Following is a timeline of developments over the past two decades in the civil-war ravaged country:
1991: President Mohamed Siad Barre, in power since 1969, is deposed by rebels and flees the country. Civil war breaks out later that year.
1992-1995: The international community intervenes in a bid to end a major famine and restore peace but the United Nations' mission ends in failure.
2002: Amid US fears that Somalia may be becoming a haven for Al-Qaeda after the 9/11 attacks, Washington reaches a deal to base forces in neighbouring Djibouti.
2005: The new government formed the previous year after protracted talks in Kenya enters the country but is still unable to go to Mogadishu, which is controlled by warlords. It sets up shop in the town of Baidoa.
2006: The Islamic Courts movement, accused by the US of harbouring Al-Qaeda extremists, takes over Mogadishu after heavy fighting.
Dec 2006: Ethiopia invades with Washington's blessing. The Shebab, the Islamic Courts' armed wing, emerges and starts a bloody insurgency.
2007: An African Union force arrives in Mogadishu to protect Somalia's transitional federal government, which returns to the capital.
2009: Ethiopia completes a withdrawal. Days later, the Shebab seize Baidoa as the UN holds talks in Djibouti with the entire Somali parliament to rally former Islamic Courts leaders.
Islamist leader Sheikh Sharif Sheikh Ahmed becomes president of the transitional administration.
2010: The Shebab proclaim their allegiance to Al-Qaeda. They claim a double attack in Kampala, in retaliation for Uganda's participation in the African Union force.
2011: In August the Shebab are driven out of Mogadishu after an offensive by the AU force.

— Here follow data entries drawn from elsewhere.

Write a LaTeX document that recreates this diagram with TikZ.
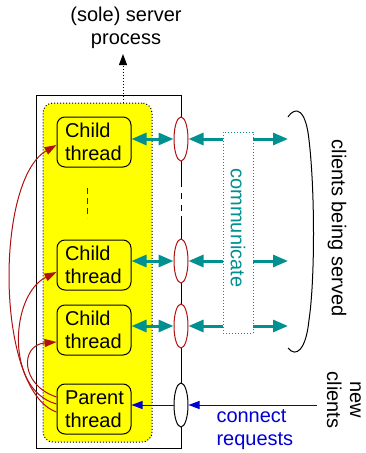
\documentclass[tikz,border=0pt]{standalone}
\usepackage{fontspec}
\setmainfont{Liberation Sans}
\usetikzlibrary{shapes.geometric,arrows.meta}
\definecolor{proc}{RGB}{255,255,0}
\definecolor{comm}{RGB}{0,144,144}
\definecolor{spawn}{RGB}{176,16,16}
\definecolor{conn}{RGB}{0,0,210}

\begin{document}
\begin{tikzpicture}[x=1pt,y=-1pt,line width=1pt,
  every node/.style={font=\fontsize{20}{23}\selectfont},
  thread/.style={draw, rounded corners=8pt, fill=proc, minimum width=74pt, minimum height=50pt, inner sep=0pt, text width=58pt, align=left},
  sock/.style={ellipse, draw=spawn, fill=white, minimum width=14pt, minimum height=44pt, inner sep=0pt},
  talk/.style={comm, line width=3pt, {Triangle[length=15pt,width=12pt]}-{Triangle[length=15pt,width=12pt]}},
  spawnarr/.style={spawn, -{Triangle[length=12pt,width=8pt]}},
  tip/.style={-{Triangle[length=11pt,width=8pt]}}]
\useasboundingbox (0,0) rectangle (366,453);

% process box, right side is the socket line
\draw (181,187) -- (181,95) -- (36,95) -- (36,448) -- (181,448) -- (181,216);
\draw[dash pattern=on 6pt off 6pt] (181,193) -- (181,211);
\node[draw, dotted, fill=proc, rounded corners=10pt, minimum width=109pt, minimum height=339pt, inner sep=0pt] (proc) at (97.5,272.5) {};

\node[align=center] (srv) at (126,28) {(sole) server\\process};
\coordinate (up) at (123,54);
\draw[dotted, tip] (proc.north -| up) -- (up);

\node[thread] (c1) at (94,142) {Child\\thread};
\node[thread] (c2) at (94,265) {Child\\thread};
\node[thread] (c3) at (94,330) {Child\\thread};
\node[thread] (p) at (94,409) {Parent\\thread};
\draw[black!80, dash pattern=on 6pt off 4pt] (87,188) -- (87,218);

\node[sock] (s1) at (181,139) {};
\node[sock] (s2) at (181,261) {};
\node[sock] (s3) at (181,326) {};
\node[sock, draw=black] (s4) at (181,405) {};

% served clients
\coordinate (k1) at (288,139);
\coordinate (k2) at (288,261);
\coordinate (k3) at (288,326);
\draw[talk] (c1.east |- s1) -- (s1.west);
\draw[talk] (c2.east |- s2) -- (s2.west);
\draw[talk] (c3.east |- s3) -- (s3.west);
\draw[talk] (s1.east) -- (k1);
\draw[talk] (s2.east) -- (k2);
\draw[talk] (s3.east) -- (k3);
\node[draw=comm, dotted, fill=white, rotate=-90, minimum width=201pt, minimum height=30pt, inner sep=0pt] (talkbox) at (238,232.5) {};
\node[text=comm, rotate=-90] (talklabel) at (238,228) {communicate};

\draw (288,117) .. controls (296,105) and (306,110) .. (309,140)
  .. controls (315,190) and (315,280) .. (309,320)
  .. controls (306,350) and (296,358) .. (288,348);
\node[rotate=-90] (served) at (337,228) {clients being served};

% new clients
\node[rotate=-90, align=center] (new) at (344,400) {new\\clients};
\coordinate (in) at (317,405);
\draw[conn, tip] (in) -- (s4.east);
\draw[conn, tip] (s4.west) -- (p.east |- s4);
\node[text=conn, align=left, anchor=west, inner sep=0pt] (req) at (216,430) {connect\\requests};

% parent spawns children
\draw[spawnarr] ([yshift=-3pt]p.west) .. controls (-5,390) and (-5,180) .. ([yshift=-3pt]c1.west);
\draw[spawnarr] ([yshift=5pt]p.west) .. controls (5,390) and (10,295) .. ([yshift=-7pt]c2.west);
\draw[spawnarr] ([yshift=12pt]p.west) .. controls (20,385) and (20,345) .. ([yshift=-12pt]c3.west);
\end{tikzpicture}
\end{document}
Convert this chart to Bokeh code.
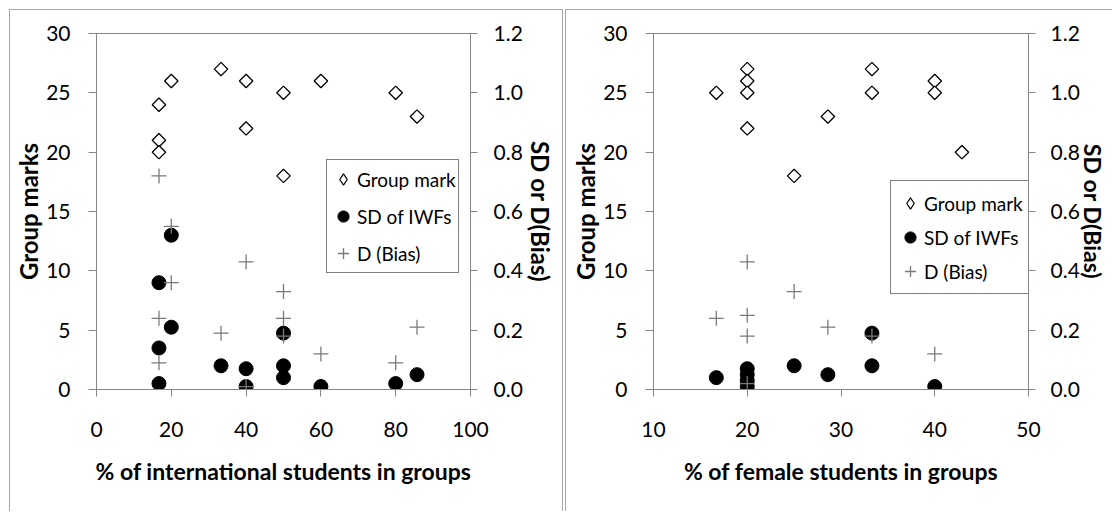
import numpy as np
from bokeh.plotting import figure
from bokeh.models import (Range1d, LinearAxis, FixedTicker, NumeralTickFormatter,
                          Legend, LegendItem)
from bokeh.layouts import row
from bokeh.embed import file_html
from bokeh.resources import INLINE

# ---------------- data ----------------
# Left panel: % of international students in groups
intl_mark_x = [16.7, 16.7, 16.7, 20, 33.3, 40, 40, 50, 50, 60, 80, 85.7]
intl_mark_y = [24, 21, 20, 26, 27, 26, 22, 25, 18, 26, 25, 23]
intl_sd_x = [16.7, 16.7, 16.7, 20, 20, 33.3, 40, 40, 50, 50, 50, 60, 80, 85.7]
intl_sd_y = [0.02, 0.14, 0.36, 0.52, 0.21, 0.08, 0.07, 0.01, 0.19, 0.08, 0.04, 0.01, 0.02, 0.05]
intl_d_x = [16.7, 16.7, 16.7, 20, 20, 33.3, 40, 40, 50, 50, 50, 60, 80, 85.7]
intl_d_y = [0.72, 0.24, 0.09, 0.55, 0.36, 0.19, 0.43, 0.01, 0.33, 0.24, 0.18, 0.12, 0.09, 0.21]

# Right panel: % of female students in groups
fem_mark_x = [16.7, 20, 20, 20, 20, 25, 28.6, 33.3, 33.3, 40, 40, 42.9]
fem_mark_y = [25, 27, 26, 25, 22, 18, 23, 27, 25, 26, 25, 20]
fem_sd_x = [16.7, 20, 20, 20, 20, 25, 28.6, 33.3, 33.3, 40]
fem_sd_y = [0.04, 0.07, 0.05, 0.03, 0.01, 0.08, 0.05, 0.19, 0.08, 0.01]
fem_d_x = [16.7, 20, 20, 20, 20, 25, 28.6, 33.3, 40]
fem_d_y = [0.24, 0.43, 0.25, 0.18, 0.02, 0.33, 0.21, 0.18, 0.12]

left_xticks = [0, 20, 40, 60, 80, 100]
right_xticks = [10, 20, 30, 40, 50]
mark_ticks = [0, 5, 10, 15, 20, 25, 30]
sd_ticks = [0.0, 0.2, 0.4, 0.6, 0.8, 1.0, 1.2]

legend_labels = ["Group mark", "SD of IWFs", "D (Bias)"]

FONT = "Lato"
AXIS_COLOR = "#868686"
PLUS_COLOR = "#7a7a7a"


def style_axis(ax, tick_out, standoff, title_standoff, title_size):
    ax.axis_line_color = AXIS_COLOR
    ax.major_tick_line_color = AXIS_COLOR
    ax.major_tick_out = tick_out
    ax.major_tick_in = 0
    ax.minor_tick_line_color = None
    ax.major_label_text_font = FONT
    ax.major_label_text_font_size = "21px"
    ax.major_label_text_color = "#000000"
    ax.major_label_standoff = standoff
    ax.axis_label_text_font = FONT
    ax.axis_label_text_font_size = title_size
    ax.axis_label_text_font_style = "bold"
    ax.axis_label_text_color = "#000000"
    ax.axis_label_standoff = title_standoff


def make_panel(xr, xticks, xlabel, mx, my, sx, sy, dx, dy, width, height,
               mb_left, mb_right, mb_top, mb_bottom, leg_loc, leg_pad, leg_label_h,
               leg_spacing, r_standoff, r_title_standoff, r_title_size, border_style):
    p = figure(width=width, height=height, output_backend="svg", toolbar_location=None,
               x_range=Range1d(*xr), y_range=Range1d(0, 30),
               min_border_left=mb_left, min_border_right=mb_right,
               min_border_top=mb_top, min_border_bottom=mb_bottom)
    p.styles = border_style
    p.background_fill_color = "white"
    p.border_fill_color = "white"
    p.outline_line_color = AXIS_COLOR
    p.xgrid.grid_line_color = None
    p.ygrid.grid_line_color = None

    p.xaxis.ticker = FixedTicker(ticks=xticks)
    p.xaxis.axis_label = xlabel
    p.yaxis.ticker = FixedTicker(ticks=mark_ticks)
    p.yaxis.axis_label = "Group marks"
    style_axis(p.xaxis[0], tick_out=7, standoff=25, title_standoff=17, title_size="23px")
    style_axis(p.yaxis[0], tick_out=8, standoff=18, title_standoff=0, title_size="24px")

    p.extra_y_ranges = {"r": Range1d(0, 1.2)}
    ax_r = LinearAxis(y_range_name="r", ticker=FixedTicker(ticks=sd_ticks),
                      formatter=NumeralTickFormatter(format="0.0"),
                      axis_label="SD or D(Bias)")
    style_axis(ax_r, tick_out=7, standoff=r_standoff, title_standoff=r_title_standoff,
               title_size=r_title_size)
    p.add_layout(ax_r, "right")

    p.scatter(mx, my, marker="square", angle=np.pi / 4, size=9.5,
              fill_color="white", line_color="black", line_width=1.3)
    r_sd = p.scatter(sx, sy, y_range_name="r", marker="circle", size=14,
                     fill_color="black", line_color="black")
    r_d = p.scatter(dx, dy, y_range_name="r", marker="cross", size=15,
                    line_color=PLUS_COLOR, line_width=1.3)

    # hidden twin of the group-mark series, used only to draw a diamond in the legend
    r_mark_leg = p.scatter(mx, my, marker="diamond", size=12, visible=False,
                           fill_color="white", line_color="black", line_width=1.2)

    leg = Legend(items=[LegendItem(label=legend_labels[0], renderers=[r_mark_leg]),
                        LegendItem(label=legend_labels[1], renderers=[r_sd]),
                        LegendItem(label=legend_labels[2], renderers=[r_d])],
                 location=leg_loc, orientation="vertical")
    leg.border_line_color = "black"
    leg.border_line_width = 1
    leg.background_fill_color = "white"
    leg.background_fill_alpha = 1
    leg.inactive_fill_alpha = 0
    leg.label_text_font = FONT
    leg.label_text_font_size = "19px"
    leg.label_text_color = "#000000"
    leg.glyph_width = 28
    leg.glyph_height = 34
    leg.label_height = leg_label_h
    leg.label_standoff = 0
    leg.padding = leg_pad
    leg.spacing = leg_spacing
    leg.margin = 0
    leg.click_policy = "none"
    p.add_layout(leg, "center")
    return p


p1 = make_panel((0, 100), left_xticks, "% of international students in groups",
                intl_mark_x, intl_mark_y, intl_sd_x, intl_sd_y, intl_d_x, intl_d_y,
                width=554, height=502, mb_left=86, mb_right=94, mb_top=23, mb_bottom=123,
                leg_loc=(230, 116), leg_pad=2, leg_label_h=33, leg_spacing=3,
                r_standoff=16, r_title_standoff=0, r_title_size="24px",
                border_style={"border": "1px solid #a6a6a6", "border-bottom": "none"})
p2 = make_panel((10, 50), right_xticks, "% of female students in groups",
                fem_mark_x, fem_mark_y, fem_sd_x, fem_sd_y, fem_d_x, fem_d_y,
                width=547, height=502, mb_left=87, mb_right=85, mb_top=23, mb_bottom=123,
                leg_loc=(237, 95), leg_pad=5, leg_label_h=34, leg_spacing=0,
                r_standoff=15, r_title_standoff=-4, r_title_size="23px",
                border_style={"border": "1px solid #a6a6a6", "border-right": "none",
                              "border-bottom": "none"})

layout = row(p1, p2, spacing=2)
layout.margin = (9, 0, 0, 9)

with open("out.html", "w") as f:
    f.write(file_html(layout, INLINE))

In July, famine is formally declared in parts of southern Somalia, which lasts until February 2012. The UN later said almost 260,000 people were killed, have of them children under five.
In October, a suicide bombing carried out by the Shebab kills 82 in Mogadishu. The Kenyan army invades in the south of the country, followed by an intervention by Ethiopian troops in November.
2012: In February, Ethiopian troops and forces of the transitional government take the central town of Baidoa from the Shebab.
August 20: A new parliament for Somalia is sworn in, after the adoption of a new provisional constitution.
September 10: Members of the new parliament elect Hassan Sheikh Mohamud as president.
September 29: Shebab rebels say they have abandoned the southern Somali port city of Kismayo, their last major bastion in the country, after an assault by Kenyan African Union troops.
2013: On January 17, the United States recognises Somalia's government for the first time since 1991.
April 14: Around 30 are killed when gunmen storm Mogadishu's main court complex in an attack claimed by the Shebab.
April 25: Britain opens a new embassy in Mogadishu, 22 years after London pulled its diplomats from Somalia, and making it the first EU nation to return.
May 2: A UN report reveals that almost 260,000 people died of hunger during the 2010-12 famine in Somalia.